The lawsuit was filed by Katherine McKee, an actress and former girlfriend of Sammy Davis Jr., who told her story during a 2014 interview about how Cosby raped her in 1974. After she told her story, Cosby's attorney issued a written statement to the news outlet that called Ms. McKee's story into question, and opined that she was not telling the truth. McKee's defamation case asserted that this letter, in essence, falsely called her a liar and caused her reputational harm and damages.

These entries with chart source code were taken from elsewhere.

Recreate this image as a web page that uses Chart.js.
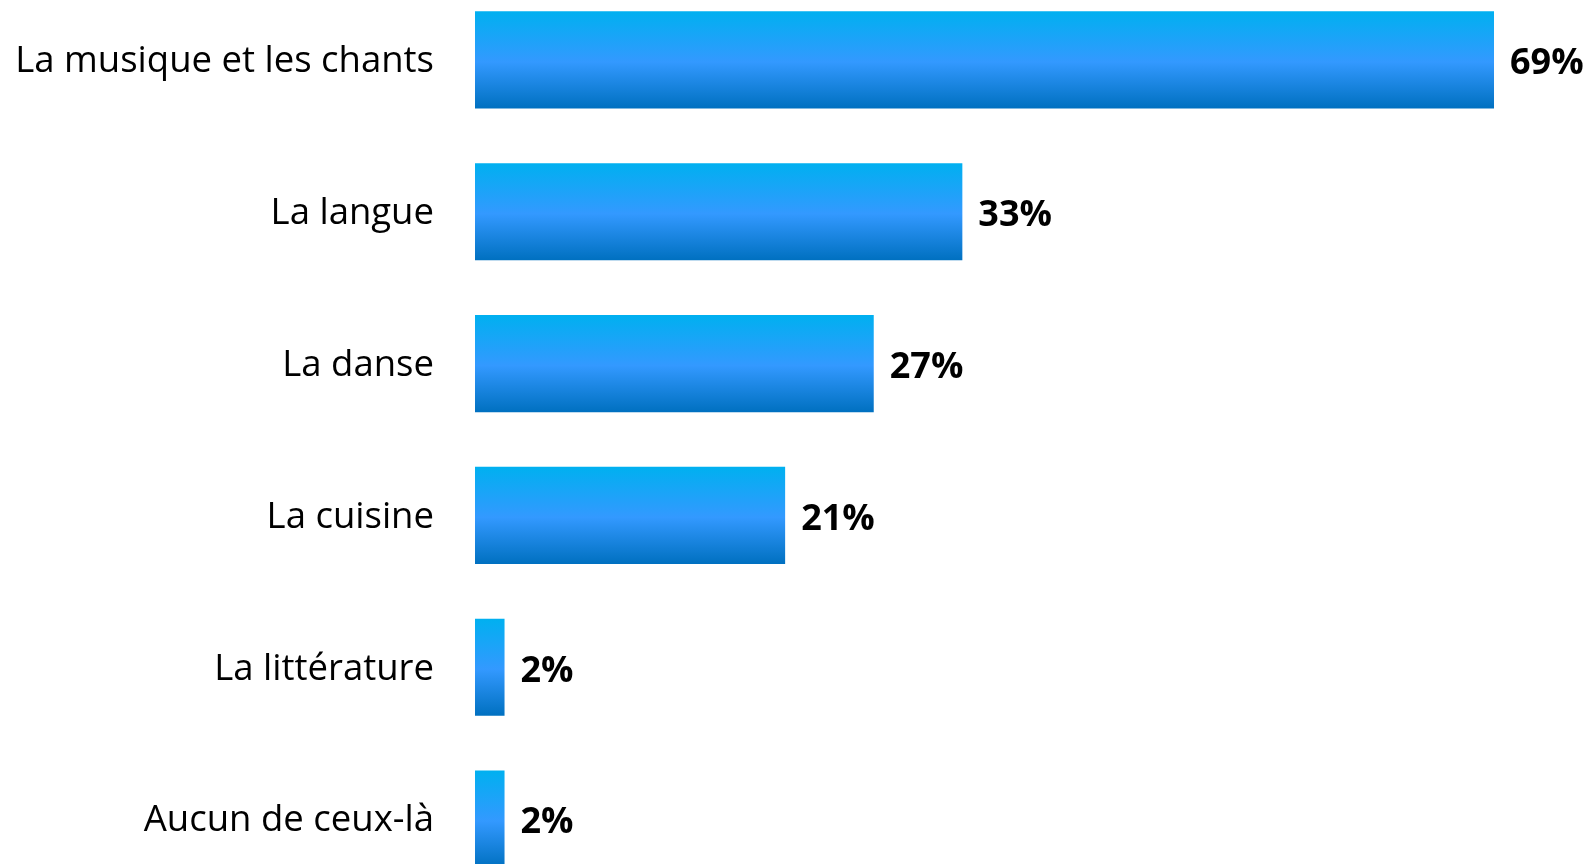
<!DOCTYPE html>
<html>
<head>
<meta charset="utf-8">
<script src="https://cdn.jsdelivr.net/npm/chart.js@4/dist/chart.umd.min.js"></script>
<style>
  html, body { margin: 0; padding: 0; background: #ffffff; overflow: hidden; width: 1590px; height: 864px; }
  #wrap { position: absolute; left: 0; top: -16.5px; width: 1590px; height: 911px; }
</style>
</head>
<body>
<div id="wrap"><canvas id="c"></canvas></div>
<script>
const categories = ["La musique et les chants", "La langue", "La danse", "La cuisine", "La littérature", "Aucun de ceux-là"];
const values = [69, 33, 27, 21, 2, 2];
const valueLabels = ["69%", "33%", "27%", "21%", "2%", "2%"];

const BAR_PCT = 0.64;

function barGradient(ctx) {
  const chart = ctx.chart;
  const yScale = chart.scales && chart.scales.y;
  if (!yScale || ctx.dataIndex === undefined) return '#3399FF';
  const center = yScale.getPixelForValue(ctx.dataIndex);
  const half = (yScale.height / categories.length) * BAR_PCT / 2;
  if (!isFinite(center) || !isFinite(half) || half <= 0) return '#3399FF';
  const g = chart.ctx.createLinearGradient(0, center - half, 0, center + half);
  g.addColorStop(0, '#00B0F0');
  g.addColorStop(0.52, '#3399FF');
  g.addColorStop(1, '#0070C0');
  return g;
}

const valueLabelPlugin = {
  id: 'valueLabels',
  afterDatasetsDraw(chart) {
    const ctx = chart.ctx;
    const meta = chart.getDatasetMeta(0);
    ctx.save();
    ctx.fillStyle = '#000000';
    ctx.font = 'bold 36px "Open Sans"';
    ctx.textAlign = 'left';
    ctx.textBaseline = 'middle';
    meta.data.forEach((bar, i) => {
      ctx.fillText(valueLabels[i], bar.x + 16, bar.y + 4);
    });
    ctx.restore();
  }
};

const chart = new Chart(document.getElementById('c'), {
  type: 'bar',
  data: {
    labels: categories,
    datasets: [{
      data: values,
      backgroundColor: barGradient,
      borderWidth: 0,
      categoryPercentage: 1,
      barPercentage: BAR_PCT
    }]
  },
  options: {
    indexAxis: 'y',
    responsive: true,
    maintainAspectRatio: false,
    animation: false,
    layout: { padding: 0 },
    plugins: { legend: { display: false }, tooltip: { enabled: false } },
    scales: {
      x: { display: false, min: 0, max: 75.5 },
      y: {
        afterFit(scale) {
          scale.width = 475;
          scale.paddingTop = 0;
          scale.paddingBottom = 0;
        },
        grid: { display: false, drawTicks: false },
        border: { display: false },
        ticks: { color: '#000000', font: { family: 'Open Sans', size: 36.5 }, padding: 41, labelOffset: 2 }
      }
    }
  },
  plugins: [valueLabelPlugin]
});
chart.update();
</script>
</body>
</html>
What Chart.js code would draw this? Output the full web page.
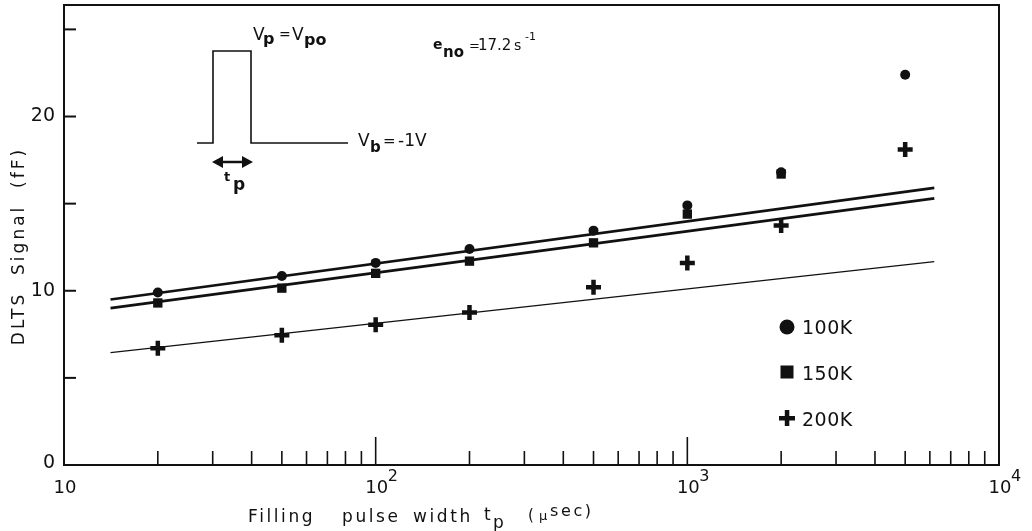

The court found that the letter issued by Cosby's attorney did not amount to defamation because all of the purportedly defamatory statements were couched as reasoned opinions supported by non-defamatory facts. This reasoning was supported by the fact that the letter contained citations to sources for the non-defamatory facts upon which the opinions were based.
Generally, opinions cannot be considered as defamation. Defamation requires a showing that the statements made were both false and caused damage. Opinions, due to their peculiar subjective nature, so long as a reasonable listener would understand the statement as an opinion, cannot form the basis of a defamation claim.
While Cosby, who is nearly 80 years old now, may have been able to escape civil liability on this matter, there are other claims still pending. He is currently set to go to trial this year on the criminal charges stemming from the alleged drugging and rape of Andrea Constand in 2004.